-- BEGIN --
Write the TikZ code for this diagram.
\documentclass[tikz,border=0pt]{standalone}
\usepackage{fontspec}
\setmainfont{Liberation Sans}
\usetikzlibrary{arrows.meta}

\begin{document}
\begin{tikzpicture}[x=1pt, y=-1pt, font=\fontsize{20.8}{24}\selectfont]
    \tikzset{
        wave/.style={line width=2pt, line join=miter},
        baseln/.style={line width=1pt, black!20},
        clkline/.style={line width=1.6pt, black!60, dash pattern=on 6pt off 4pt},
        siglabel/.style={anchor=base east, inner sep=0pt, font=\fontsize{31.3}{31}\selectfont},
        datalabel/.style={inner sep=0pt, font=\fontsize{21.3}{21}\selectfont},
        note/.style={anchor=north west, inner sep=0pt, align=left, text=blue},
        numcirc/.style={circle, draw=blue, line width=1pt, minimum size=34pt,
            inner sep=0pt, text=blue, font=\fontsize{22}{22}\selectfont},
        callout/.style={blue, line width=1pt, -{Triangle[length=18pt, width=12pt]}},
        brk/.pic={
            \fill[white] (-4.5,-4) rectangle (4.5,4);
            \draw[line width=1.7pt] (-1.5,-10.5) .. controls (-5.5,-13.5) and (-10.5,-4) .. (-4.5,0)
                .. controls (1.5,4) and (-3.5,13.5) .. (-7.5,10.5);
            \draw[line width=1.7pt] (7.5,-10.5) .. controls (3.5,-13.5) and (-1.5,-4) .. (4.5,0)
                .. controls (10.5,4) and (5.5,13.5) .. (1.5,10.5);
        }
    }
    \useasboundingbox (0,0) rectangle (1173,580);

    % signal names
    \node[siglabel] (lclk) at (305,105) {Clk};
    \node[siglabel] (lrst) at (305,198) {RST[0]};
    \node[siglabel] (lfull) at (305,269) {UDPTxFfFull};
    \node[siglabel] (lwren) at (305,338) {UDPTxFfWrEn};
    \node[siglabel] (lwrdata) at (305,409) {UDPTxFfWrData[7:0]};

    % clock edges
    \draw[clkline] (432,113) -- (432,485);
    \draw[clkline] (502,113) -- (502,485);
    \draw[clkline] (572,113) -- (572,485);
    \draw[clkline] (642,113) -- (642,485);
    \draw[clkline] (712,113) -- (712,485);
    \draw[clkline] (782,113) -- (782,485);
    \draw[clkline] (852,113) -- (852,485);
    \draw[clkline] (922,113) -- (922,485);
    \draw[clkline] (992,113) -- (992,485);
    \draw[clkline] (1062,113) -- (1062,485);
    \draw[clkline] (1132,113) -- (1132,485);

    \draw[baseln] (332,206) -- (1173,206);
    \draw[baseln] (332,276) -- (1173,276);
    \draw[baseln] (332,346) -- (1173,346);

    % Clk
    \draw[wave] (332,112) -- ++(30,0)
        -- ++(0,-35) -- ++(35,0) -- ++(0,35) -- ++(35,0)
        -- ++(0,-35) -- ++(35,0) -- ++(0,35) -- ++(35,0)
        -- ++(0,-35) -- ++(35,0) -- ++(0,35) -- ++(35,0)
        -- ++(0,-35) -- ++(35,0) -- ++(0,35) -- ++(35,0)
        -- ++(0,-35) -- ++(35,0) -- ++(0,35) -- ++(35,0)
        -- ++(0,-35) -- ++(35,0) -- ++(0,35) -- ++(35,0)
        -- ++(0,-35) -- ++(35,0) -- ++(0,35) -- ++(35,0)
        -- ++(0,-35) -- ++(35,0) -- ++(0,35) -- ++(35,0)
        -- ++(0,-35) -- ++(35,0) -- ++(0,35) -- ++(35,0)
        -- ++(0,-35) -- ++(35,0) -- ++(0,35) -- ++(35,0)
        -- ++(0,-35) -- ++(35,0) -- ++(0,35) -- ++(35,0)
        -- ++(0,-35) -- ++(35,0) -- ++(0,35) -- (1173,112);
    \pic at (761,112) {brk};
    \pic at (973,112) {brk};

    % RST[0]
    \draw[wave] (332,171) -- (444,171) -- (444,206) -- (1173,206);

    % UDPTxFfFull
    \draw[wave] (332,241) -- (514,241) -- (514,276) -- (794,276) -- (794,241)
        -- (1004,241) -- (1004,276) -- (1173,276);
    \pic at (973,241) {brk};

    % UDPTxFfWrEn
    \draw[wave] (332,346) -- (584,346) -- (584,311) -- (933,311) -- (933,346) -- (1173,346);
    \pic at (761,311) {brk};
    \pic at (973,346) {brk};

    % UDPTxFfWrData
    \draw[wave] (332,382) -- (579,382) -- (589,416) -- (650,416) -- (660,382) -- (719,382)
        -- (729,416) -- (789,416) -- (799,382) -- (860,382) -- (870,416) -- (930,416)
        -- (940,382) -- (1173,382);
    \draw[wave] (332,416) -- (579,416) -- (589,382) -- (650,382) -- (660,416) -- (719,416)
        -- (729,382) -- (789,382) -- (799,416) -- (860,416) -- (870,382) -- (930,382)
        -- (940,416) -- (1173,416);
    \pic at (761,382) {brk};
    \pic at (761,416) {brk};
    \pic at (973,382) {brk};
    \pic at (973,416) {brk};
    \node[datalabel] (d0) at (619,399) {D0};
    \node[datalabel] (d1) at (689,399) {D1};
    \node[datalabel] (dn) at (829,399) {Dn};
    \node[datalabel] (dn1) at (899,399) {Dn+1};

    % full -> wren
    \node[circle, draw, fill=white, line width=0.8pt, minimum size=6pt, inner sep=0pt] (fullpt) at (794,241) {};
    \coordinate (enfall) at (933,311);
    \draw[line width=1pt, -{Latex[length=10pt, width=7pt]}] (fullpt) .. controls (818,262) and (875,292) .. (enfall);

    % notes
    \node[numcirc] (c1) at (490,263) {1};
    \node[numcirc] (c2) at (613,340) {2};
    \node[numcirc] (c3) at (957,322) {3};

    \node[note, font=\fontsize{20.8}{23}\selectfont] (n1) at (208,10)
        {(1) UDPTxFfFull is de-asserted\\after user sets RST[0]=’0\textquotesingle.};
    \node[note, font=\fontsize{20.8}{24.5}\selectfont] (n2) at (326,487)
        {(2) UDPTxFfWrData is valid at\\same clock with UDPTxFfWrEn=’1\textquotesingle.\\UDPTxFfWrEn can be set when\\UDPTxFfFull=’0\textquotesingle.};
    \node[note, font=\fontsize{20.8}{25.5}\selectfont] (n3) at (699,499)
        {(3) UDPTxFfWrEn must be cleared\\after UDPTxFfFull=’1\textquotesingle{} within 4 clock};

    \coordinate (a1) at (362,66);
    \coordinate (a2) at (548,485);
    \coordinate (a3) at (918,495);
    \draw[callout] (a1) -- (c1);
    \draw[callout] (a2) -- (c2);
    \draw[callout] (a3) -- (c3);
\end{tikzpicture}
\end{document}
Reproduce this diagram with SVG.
-- END --
AIM:
Make an exact copy of the data above.

COMPLETED EXERCISE:
Write the TikZ code for this diagram.
\documentclass[tikz,border=0pt]{standalone}
\usepackage{fontspec}
\setmainfont{Liberation Sans}
\usetikzlibrary{arrows.meta}

\begin{document}
\begin{tikzpicture}[x=1pt, y=-1pt, font=\fontsize{20.8}{24}\selectfont]
    \tikzset{
        wave/.style={line width=2pt, line join=miter},
        baseln/.style={line width=1pt, black!20},
        clkline/.style={line width=1.6pt, black!60, dash pattern=on 6pt off 4pt},
        siglabel/.style={anchor=base east, inner sep=0pt, font=\fontsize{31.3}{31}\selectfont},
        datalabel/.style={inner sep=0pt, font=\fontsize{21.3}{21}\selectfont},
        note/.style={anchor=north west, inner sep=0pt, align=left, text=blue},
        numcirc/.style={circle, draw=blue, line width=1pt, minimum size=34pt,
            inner sep=0pt, text=blue, font=\fontsize{22}{22}\selectfont},
        callout/.style={blue, line width=1pt, -{Triangle[length=18pt, width=12pt]}},
        brk/.pic={
            \fill[white] (-4.5,-4) rectangle (4.5,4);
            \draw[line width=1.7pt] (-1.5,-10.5) .. controls (-5.5,-13.5) and (-10.5,-4) .. (-4.5,0)
                .. controls (1.5,4) and (-3.5,13.5) .. (-7.5,10.5);
            \draw[line width=1.7pt] (7.5,-10.5) .. controls (3.5,-13.5) and (-1.5,-4) .. (4.5,0)
                .. controls (10.5,4) and (5.5,13.5) .. (1.5,10.5);
        }
    }
    \useasboundingbox (0,0) rectangle (1173,580);

    % signal names
    \node[siglabel] (lclk) at (305,105) {Clk};
    \node[siglabel] (lrst) at (305,198) {RST[0]};
    \node[siglabel] (lfull) at (305,269) {UDPTxFfFull};
    \node[siglabel] (lwren) at (305,338) {UDPTxFfWrEn};
    \node[siglabel] (lwrdata) at (305,409) {UDPTxFfWrData[7:0]};

    % clock edges
    \draw[clkline] (432,113) -- (432,485);
    \draw[clkline] (502,113) -- (502,485);
    \draw[clkline] (572,113) -- (572,485);
    \draw[clkline] (642,113) -- (642,485);
    \draw[clkline] (712,113) -- (712,485);
    \draw[clkline] (782,113) -- (782,485);
    \draw[clkline] (852,113) -- (852,485);
    \draw[clkline] (922,113) -- (922,485);
    \draw[clkline] (992,113) -- (992,485);
    \draw[clkline] (1062,113) -- (1062,485);
    \draw[clkline] (1132,113) -- (1132,485);

    \draw[baseln] (332,206) -- (1173,206);
    \draw[baseln] (332,276) -- (1173,276);
    \draw[baseln] (332,346) -- (1173,346);

    % Clk
    \draw[wave] (332,112) -- ++(30,0)
        -- ++(0,-35) -- ++(35,0) -- ++(0,35) -- ++(35,0)
        -- ++(0,-35) -- ++(35,0) -- ++(0,35) -- ++(35,0)
        -- ++(0,-35) -- ++(35,0) -- ++(0,35) -- ++(35,0)
        -- ++(0,-35) -- ++(35,0) -- ++(0,35) -- ++(35,0)
        -- ++(0,-35) -- ++(35,0) -- ++(0,35) -- ++(35,0)
        -- ++(0,-35) -- ++(35,0) -- ++(0,35) -- ++(35,0)
        -- ++(0,-35) -- ++(35,0) -- ++(0,35) -- ++(35,0)
        -- ++(0,-35) -- ++(35,0) -- ++(0,35) -- ++(35,0)
        -- ++(0,-35) -- ++(35,0) -- ++(0,35) -- ++(35,0)
        -- ++(0,-35) -- ++(35,0) -- ++(0,35) -- ++(35,0)
        -- ++(0,-35) -- ++(35,0) -- ++(0,35) -- ++(35,0)
        -- ++(0,-35) -- ++(35,0) -- ++(0,35) -- (1173,112);
    \pic at (761,112) {brk};
    \pic at (973,112) {brk};

    % RST[0]
    \draw[wave] (332,171) -- (444,171) -- (444,206) -- (1173,206);

    % UDPTxFfFull
    \draw[wave] (332,241) -- (514,241) -- (514,276) -- (794,276) -- (794,241)
        -- (1004,241) -- (1004,276) -- (1173,276);
    \pic at (973,241) {brk};

    % UDPTxFfWrEn
    \draw[wave] (332,346) -- (584,346) -- (584,311) -- (933,311) -- (933,346) -- (1173,346);
    \pic at (761,311) {brk};
    \pic at (973,346) {brk};

    % UDPTxFfWrData
    \draw[wave] (332,382) -- (579,382) -- (589,416) -- (650,416) -- (660,382) -- (719,382)
        -- (729,416) -- (789,416) -- (799,382) -- (860,382) -- (870,416) -- (930,416)
        -- (940,382) -- (1173,382);
    \draw[wave] (332,416) -- (579,416) -- (589,382) -- (650,382) -- (660,416) -- (719,416)
        -- (729,382) -- (789,382) -- (799,416) -- (860,416) -- (870,382) -- (930,382)
        -- (940,416) -- (1173,416);
    \pic at (761,382) {brk};
    \pic at (761,416) {brk};
    \pic at (973,382) {brk};
    \pic at (973,416) {brk};
    \node[datalabel] (d0) at (619,399) {D0};
    \node[datalabel] (d1) at (689,399) {D1};
    \node[datalabel] (dn) at (829,399) {Dn};
    \node[datalabel] (dn1) at (899,399) {Dn+1};

    % full -> wren
    \node[circle, draw, fill=white, line width=0.8pt, minimum size=6pt, inner sep=0pt] (fullpt) at (794,241) {};
    \coordinate (enfall) at (933,311);
    \draw[line width=1pt, -{Latex[length=10pt, width=7pt]}] (fullpt) .. controls (818,262) and (875,292) .. (enfall);

    % notes
    \node[numcirc] (c1) at (490,263) {1};
    \node[numcirc] (c2) at (613,340) {2};
    \node[numcirc] (c3) at (957,322) {3};

    \node[note, font=\fontsize{20.8}{23}\selectfont] (n1) at (208,10)
        {(1) UDPTxFfFull is de-asserted\\after user sets RST[0]=’0\textquotesingle.};
    \node[note, font=\fontsize{20.8}{24.5}\selectfont] (n2) at (326,487)
        {(2) UDPTxFfWrData is valid at\\same clock with UDPTxFfWrEn=’1\textquotesingle.\\UDPTxFfWrEn can be set when\\UDPTxFfFull=’0\textquotesingle.};
    \node[note, font=\fontsize{20.8}{25.5}\selectfont] (n3) at (699,499)
        {(3) UDPTxFfWrEn must be cleared\\after UDPTxFfFull=’1\textquotesingle{} within 4 clock};

    \coordinate (a1) at (362,66);
    \coordinate (a2) at (548,485);
    \coordinate (a3) at (918,495);
    \draw[callout] (a1) -- (c1);
    \draw[callout] (a2) -- (c2);
    \draw[callout] (a3) -- (c3);
\end{tikzpicture}
\end{document}
Reproduce this diagram with SVG.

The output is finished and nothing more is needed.